The Agency took part in the 2017 Convention for inclusive growth where the need for cooperation between policy areas to mainstream child rights was highlighted. The European Commission event took place in Brussels on 24 April. The event brought together EU institutions, social partners, civil society organisations and representatives of EU Member States. During the workshop on investing in children and breaking the cycle of disadvantage for a better future, an area the Agency is working on, the role of municipalities in tackling child poverty was highlighted and how fathers can help break the cycle of disadvantage. (Contact: Rosana Garciandia).

  1. Ensuring a rights perspective for migrant children

The Agency took part in a high-level meeting on Europe’s challenge to ensure a rights perspective for children in migration held at the Swedish Parliament on 24 April. Sweden has an inter-parliamentary group on children issues, and the Swedish Minister for Children, Elderly and Equality of Sweden participated in the event. The expert meeting was co-organised by the Swedish Ombusdperson for Children, the Parliament and the Children’s Welfare Foundation. The Agency contributed to a panel discussion on child rights challenges in the new Common European Asylum System (CEAS). During the meeting, the European Ombudspersons for Children Network (ENOC) adopted a statement urging the European institutions and EU Member States to ensure a child rights perspective in the development of the new CEAS. (Contact: Maria Amor Martín Estébanez)

  1. Expert meeting focuses on cyberspace exploitation

The Head of FRA’s Freedoms and Justice Department took part in an expert meeting in Lisbon from 20 to 21 April on the internet and the exploitation of cyberspace. The meeting was held under thre European Monitoring Centre for Drugs and Drug Addiction’s chair of the network of EU’s Justice and Home Affairs Agencies. The Agency’s research on cyber-harassment, cyber-stalking and cyber-hatewas presented at the meeting, which served as a good platform to exchange information and knowledge about different Agencies’ work. The expert meeting was followed by a conference on the same theme, with external experts presenting their work and research in areas relating to criminal activity, as well as outlining possibilities for research to benefit from the exploitation of cyberspace. (Contact: Joanna Goodey)

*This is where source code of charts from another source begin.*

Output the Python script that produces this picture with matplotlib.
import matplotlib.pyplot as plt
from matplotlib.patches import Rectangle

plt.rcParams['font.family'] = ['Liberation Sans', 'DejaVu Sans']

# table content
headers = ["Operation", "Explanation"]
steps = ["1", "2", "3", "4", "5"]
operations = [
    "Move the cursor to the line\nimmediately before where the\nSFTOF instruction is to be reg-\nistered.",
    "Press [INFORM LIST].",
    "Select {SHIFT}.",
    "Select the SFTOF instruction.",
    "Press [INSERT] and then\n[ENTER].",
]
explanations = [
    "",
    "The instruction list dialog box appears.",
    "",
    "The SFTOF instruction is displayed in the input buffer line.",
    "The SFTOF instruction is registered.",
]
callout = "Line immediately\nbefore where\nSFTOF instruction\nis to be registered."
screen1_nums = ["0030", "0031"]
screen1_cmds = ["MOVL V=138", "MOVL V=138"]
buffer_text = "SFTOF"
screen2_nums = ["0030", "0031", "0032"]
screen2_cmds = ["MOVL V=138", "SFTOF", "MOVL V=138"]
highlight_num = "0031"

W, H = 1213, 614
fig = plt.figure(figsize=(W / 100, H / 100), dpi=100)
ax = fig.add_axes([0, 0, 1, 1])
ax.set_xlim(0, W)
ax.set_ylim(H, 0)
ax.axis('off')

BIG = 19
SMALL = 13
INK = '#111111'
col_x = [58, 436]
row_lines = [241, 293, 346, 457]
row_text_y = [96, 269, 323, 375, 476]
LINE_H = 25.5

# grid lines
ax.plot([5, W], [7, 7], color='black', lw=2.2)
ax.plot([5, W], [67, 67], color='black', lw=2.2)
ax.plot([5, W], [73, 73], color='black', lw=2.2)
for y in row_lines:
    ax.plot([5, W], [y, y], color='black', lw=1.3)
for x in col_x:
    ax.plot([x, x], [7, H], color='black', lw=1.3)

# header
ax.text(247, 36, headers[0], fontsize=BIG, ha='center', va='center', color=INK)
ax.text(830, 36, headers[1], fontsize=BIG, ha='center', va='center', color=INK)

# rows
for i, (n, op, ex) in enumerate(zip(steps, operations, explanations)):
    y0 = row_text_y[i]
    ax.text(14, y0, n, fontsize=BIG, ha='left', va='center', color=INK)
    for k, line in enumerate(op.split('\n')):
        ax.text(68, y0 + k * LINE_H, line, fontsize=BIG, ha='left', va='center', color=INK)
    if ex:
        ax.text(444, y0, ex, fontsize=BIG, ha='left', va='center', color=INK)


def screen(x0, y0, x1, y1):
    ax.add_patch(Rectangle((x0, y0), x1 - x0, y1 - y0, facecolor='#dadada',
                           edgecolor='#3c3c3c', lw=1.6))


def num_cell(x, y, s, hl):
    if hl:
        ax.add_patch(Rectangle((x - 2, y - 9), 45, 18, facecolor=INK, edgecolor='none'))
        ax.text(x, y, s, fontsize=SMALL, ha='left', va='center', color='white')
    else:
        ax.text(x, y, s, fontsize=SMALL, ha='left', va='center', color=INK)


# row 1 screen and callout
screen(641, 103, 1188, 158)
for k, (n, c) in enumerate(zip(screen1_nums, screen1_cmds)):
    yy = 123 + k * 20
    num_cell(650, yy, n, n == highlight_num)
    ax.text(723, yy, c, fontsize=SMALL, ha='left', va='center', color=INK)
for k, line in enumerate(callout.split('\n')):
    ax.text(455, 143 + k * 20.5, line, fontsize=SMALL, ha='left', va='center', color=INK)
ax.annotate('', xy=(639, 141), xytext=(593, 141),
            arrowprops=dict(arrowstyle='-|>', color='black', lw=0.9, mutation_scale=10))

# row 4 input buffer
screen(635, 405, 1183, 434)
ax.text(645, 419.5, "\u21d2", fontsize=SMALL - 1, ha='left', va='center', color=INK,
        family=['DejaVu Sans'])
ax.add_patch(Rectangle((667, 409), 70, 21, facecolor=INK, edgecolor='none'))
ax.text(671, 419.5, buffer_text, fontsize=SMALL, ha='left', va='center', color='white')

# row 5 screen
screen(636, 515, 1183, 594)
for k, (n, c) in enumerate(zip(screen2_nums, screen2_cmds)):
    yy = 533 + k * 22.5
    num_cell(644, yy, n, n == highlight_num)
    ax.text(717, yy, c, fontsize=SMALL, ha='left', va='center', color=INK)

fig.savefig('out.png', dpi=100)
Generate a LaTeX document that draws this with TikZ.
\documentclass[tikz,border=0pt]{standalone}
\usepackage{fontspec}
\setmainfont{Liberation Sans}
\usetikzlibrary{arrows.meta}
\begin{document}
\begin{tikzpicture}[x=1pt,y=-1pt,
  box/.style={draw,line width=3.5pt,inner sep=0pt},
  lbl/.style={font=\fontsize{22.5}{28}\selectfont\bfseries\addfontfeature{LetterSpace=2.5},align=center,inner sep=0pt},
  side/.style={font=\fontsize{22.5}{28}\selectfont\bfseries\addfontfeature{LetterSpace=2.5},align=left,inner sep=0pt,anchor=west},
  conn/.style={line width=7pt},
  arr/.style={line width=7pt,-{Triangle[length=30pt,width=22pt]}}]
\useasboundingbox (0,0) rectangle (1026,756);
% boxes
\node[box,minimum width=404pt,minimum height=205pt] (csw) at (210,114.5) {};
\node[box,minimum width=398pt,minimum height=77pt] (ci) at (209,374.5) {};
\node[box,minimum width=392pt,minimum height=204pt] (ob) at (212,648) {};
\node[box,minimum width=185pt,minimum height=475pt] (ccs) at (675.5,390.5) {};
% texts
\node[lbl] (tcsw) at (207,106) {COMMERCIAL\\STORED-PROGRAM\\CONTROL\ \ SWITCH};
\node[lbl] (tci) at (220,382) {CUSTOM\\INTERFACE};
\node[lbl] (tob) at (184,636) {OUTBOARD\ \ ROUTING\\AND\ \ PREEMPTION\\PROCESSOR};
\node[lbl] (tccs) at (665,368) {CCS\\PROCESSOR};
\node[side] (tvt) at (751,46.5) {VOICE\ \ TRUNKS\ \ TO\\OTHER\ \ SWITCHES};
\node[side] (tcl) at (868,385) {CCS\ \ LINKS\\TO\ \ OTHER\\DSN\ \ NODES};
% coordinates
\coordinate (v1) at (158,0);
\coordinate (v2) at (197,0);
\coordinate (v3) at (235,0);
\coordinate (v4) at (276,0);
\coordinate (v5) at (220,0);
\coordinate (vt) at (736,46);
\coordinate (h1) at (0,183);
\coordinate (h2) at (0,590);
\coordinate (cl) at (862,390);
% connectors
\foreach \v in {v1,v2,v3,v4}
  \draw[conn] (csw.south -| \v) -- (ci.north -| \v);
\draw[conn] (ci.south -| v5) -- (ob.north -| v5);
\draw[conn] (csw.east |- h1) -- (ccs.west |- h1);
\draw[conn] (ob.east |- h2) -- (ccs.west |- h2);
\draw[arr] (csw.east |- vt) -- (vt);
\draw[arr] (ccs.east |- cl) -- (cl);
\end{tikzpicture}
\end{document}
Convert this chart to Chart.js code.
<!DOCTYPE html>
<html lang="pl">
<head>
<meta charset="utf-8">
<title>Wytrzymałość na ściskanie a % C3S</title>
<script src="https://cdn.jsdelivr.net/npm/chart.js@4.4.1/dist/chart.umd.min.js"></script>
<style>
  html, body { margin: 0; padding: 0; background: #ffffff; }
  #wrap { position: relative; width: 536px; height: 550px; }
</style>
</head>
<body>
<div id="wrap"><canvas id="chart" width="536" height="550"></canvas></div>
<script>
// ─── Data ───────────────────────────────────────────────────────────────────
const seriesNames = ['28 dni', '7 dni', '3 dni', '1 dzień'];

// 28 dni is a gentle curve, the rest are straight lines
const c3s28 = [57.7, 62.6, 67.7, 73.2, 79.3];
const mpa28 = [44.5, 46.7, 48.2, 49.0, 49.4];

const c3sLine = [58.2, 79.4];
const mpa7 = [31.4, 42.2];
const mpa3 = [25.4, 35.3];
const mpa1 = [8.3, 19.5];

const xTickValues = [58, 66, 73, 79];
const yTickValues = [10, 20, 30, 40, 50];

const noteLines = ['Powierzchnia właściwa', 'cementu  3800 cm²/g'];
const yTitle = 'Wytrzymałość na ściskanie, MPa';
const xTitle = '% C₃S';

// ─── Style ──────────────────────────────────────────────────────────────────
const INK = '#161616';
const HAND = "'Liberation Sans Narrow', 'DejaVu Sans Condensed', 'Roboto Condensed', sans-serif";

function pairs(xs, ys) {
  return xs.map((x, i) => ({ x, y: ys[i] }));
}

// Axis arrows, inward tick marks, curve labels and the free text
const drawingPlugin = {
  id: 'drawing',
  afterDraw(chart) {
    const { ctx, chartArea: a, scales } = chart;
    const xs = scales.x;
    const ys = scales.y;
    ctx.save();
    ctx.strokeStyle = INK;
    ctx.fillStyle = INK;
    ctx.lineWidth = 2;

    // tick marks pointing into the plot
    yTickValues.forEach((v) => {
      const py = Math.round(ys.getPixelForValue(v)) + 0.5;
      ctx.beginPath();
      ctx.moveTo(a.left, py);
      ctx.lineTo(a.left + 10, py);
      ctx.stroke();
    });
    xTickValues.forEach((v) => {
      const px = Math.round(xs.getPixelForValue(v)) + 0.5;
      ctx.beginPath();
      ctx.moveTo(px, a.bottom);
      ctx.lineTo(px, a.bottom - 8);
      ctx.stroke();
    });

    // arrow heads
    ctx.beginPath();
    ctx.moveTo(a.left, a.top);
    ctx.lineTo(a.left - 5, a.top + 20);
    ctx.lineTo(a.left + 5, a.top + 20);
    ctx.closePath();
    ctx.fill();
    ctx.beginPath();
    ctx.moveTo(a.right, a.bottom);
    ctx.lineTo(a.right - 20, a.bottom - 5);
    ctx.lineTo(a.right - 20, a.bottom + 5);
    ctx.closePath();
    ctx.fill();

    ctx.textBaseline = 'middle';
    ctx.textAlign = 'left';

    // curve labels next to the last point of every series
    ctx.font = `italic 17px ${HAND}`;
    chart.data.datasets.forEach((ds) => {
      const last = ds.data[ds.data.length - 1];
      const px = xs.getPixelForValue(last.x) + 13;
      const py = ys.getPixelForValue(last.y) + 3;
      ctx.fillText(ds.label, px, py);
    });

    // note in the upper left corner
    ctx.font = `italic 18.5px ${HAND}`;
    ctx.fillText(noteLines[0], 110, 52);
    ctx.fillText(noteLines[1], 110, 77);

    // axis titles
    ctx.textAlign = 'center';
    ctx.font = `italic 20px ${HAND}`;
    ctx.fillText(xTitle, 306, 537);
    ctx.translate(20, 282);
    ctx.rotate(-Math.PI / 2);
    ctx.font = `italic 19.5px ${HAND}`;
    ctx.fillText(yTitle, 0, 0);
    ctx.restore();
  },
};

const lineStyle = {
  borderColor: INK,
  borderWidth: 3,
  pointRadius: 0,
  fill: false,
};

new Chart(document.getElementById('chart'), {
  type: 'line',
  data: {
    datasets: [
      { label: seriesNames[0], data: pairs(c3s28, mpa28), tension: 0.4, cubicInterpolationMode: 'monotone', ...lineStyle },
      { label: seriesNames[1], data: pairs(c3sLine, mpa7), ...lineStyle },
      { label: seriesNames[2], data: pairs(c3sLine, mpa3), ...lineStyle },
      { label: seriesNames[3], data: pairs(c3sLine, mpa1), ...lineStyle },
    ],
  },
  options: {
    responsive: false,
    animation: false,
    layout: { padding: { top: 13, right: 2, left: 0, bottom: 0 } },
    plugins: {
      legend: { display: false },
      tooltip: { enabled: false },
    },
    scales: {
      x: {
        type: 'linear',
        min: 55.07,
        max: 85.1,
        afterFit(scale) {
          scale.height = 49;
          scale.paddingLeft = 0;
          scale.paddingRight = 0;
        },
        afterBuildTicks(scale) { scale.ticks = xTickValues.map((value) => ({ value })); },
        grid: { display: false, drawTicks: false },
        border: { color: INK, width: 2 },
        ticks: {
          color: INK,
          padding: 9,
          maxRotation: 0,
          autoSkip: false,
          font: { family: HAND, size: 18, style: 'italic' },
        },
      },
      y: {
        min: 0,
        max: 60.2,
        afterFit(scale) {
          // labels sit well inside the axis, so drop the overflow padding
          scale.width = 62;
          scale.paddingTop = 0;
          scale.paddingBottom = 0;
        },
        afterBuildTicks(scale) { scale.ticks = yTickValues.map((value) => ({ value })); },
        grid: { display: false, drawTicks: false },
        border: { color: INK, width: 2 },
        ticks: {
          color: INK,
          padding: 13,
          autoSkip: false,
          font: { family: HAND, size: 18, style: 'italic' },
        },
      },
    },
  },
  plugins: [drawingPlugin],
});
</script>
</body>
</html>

  1. Workshop explores EU’s security policy

The European Commission has launched a series of activities aimed at assessing whether the existing and planned internal security EU measures are fit for purpose. As part of these, together with Europol, it held a workshop on 19 April in Brussels. The Agency joined representatives of EU Member States and other EU agencies to discuss issues related to organised crime, firearms, asset recovery and cybercrime. Overall there was clear support among Member States for ongoing work on encryption and data retention. The need for more specialised training of practitioners, proper implementation of existing legislation, and ensuring cooperation of key third countries and the public sector were also highlighted in discussions. (Contact: Michal Nespor)

  1. Supporting civil society tackle hate speech online

The Maltese Presidency of the EU Council held a conference in La Valletta on 7 April to discuss how to effectively deliver positive narratives to counter hate speech online. Organised in collaboration with the European Commission, it provided a platform for Member States, EU institution officials, national government experts, civil society activists, members of the media, IT companies and marketing experts to discuss and present projects and ideas. The Agency shared its data on hate crimes against migrants from its monthly migration overviews and discussed how to communicate fundamental rights in general effectively. This also covered who to involve and from what level of governance. (Contact: Vasco Malta).